Conan Doyle indicated that his aim was to improve the detective story by eliminating coincidence: “I had been reading some detective stories, and it struck me what nonsense they were, to put it mildly, because for getting the solution of the mystery the authors always depended on some coincidence” (“A Gaudy Death,” p189). He succeeds in eliminating coincidence from Holmes’s investigation, but he does not succeed in removing coincidence entirely from his plots. The most significant coincidence takes place in A Study in Scarlet , when Jefferson Hope prepares the two pills, one with poison one harmless. He forces Drebber to play Russian roulette with the pills.
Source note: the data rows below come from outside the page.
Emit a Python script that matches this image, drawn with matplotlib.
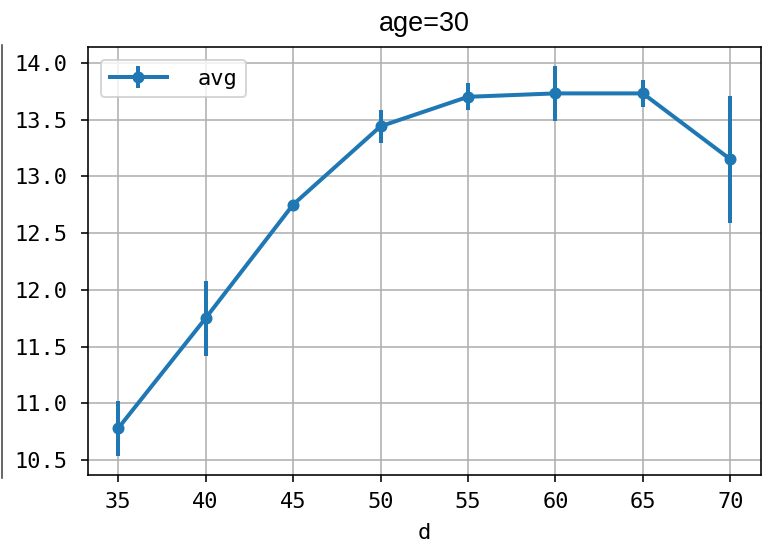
import matplotlib
matplotlib.use("Agg")
import matplotlib.pyplot as plt
from matplotlib.lines import Line2D

plt.rcParams['font.family'] = ['DejaVu Sans Mono', 'Noto Sans CJK JP']

d = [35, 40, 45, 50, 55, 60, 65, 70]
avg = [10.78, 11.75, 12.75, 13.44, 13.70, 13.73, 13.73, 13.15]
err = [0.24, 0.33, 0.0, 0.145, 0.12, 0.24, 0.12, 0.56]
title = "age=30"
xlabel = "d"
series_label = "avg"

fig = plt.figure(figsize=(782/144, 546/144), dpi=144)
ax = fig.add_axes([0.112, 0.130, 0.973 - 0.112, 0.9145 - 0.130])
ax.errorbar(d, avg, yerr=err, marker='o', markersize=5, color='#1f77b4',
            linewidth=2, elinewidth=2, label=series_label)
ax.set_title(title, fontsize=13.5, family=['Liberation Sans'], pad=8)
ax.set_xlabel(xlabel, fontsize=11, labelpad=5.5)
ax.set_xticks(d)
ax.tick_params(axis='x', labelsize=11, pad=5)
ax.tick_params(axis='y', labelsize=11, pad=6.5)
ax.grid(True)
ax.legend(loc='upper left', handlelength=2.6, handletextpad=1.4,
          borderaxespad=0.6, fontsize=11)
fig.add_artist(Line2D([0.002, 0.002], [0.125, 0.918], transform=fig.transFigure,
                      color='#444444', linewidth=0.8))
fig.savefig("out.png", dpi=144)
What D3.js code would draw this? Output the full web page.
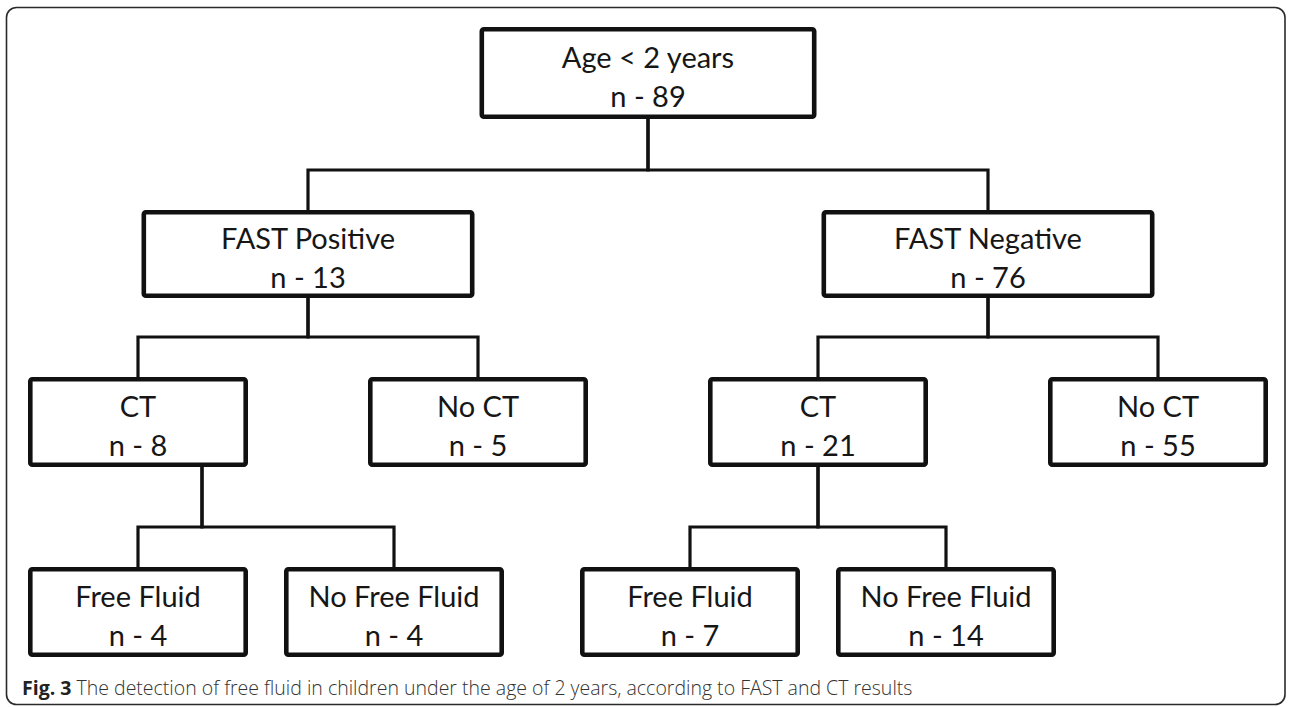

Providence will decide who will die: “Let the high God judge between us. Choose and eat. … Let us see if there is justice upon earth or if we are ruled by chance.” (A Study in Scarlet, Part 2, chapter 6). By this method of murder Hope is more or less cleared of guilt and Drebber’s death is down to good old melodramatic providence, to the same “hand of fate” that guided Robert Audley in Lady Audley’s Secret.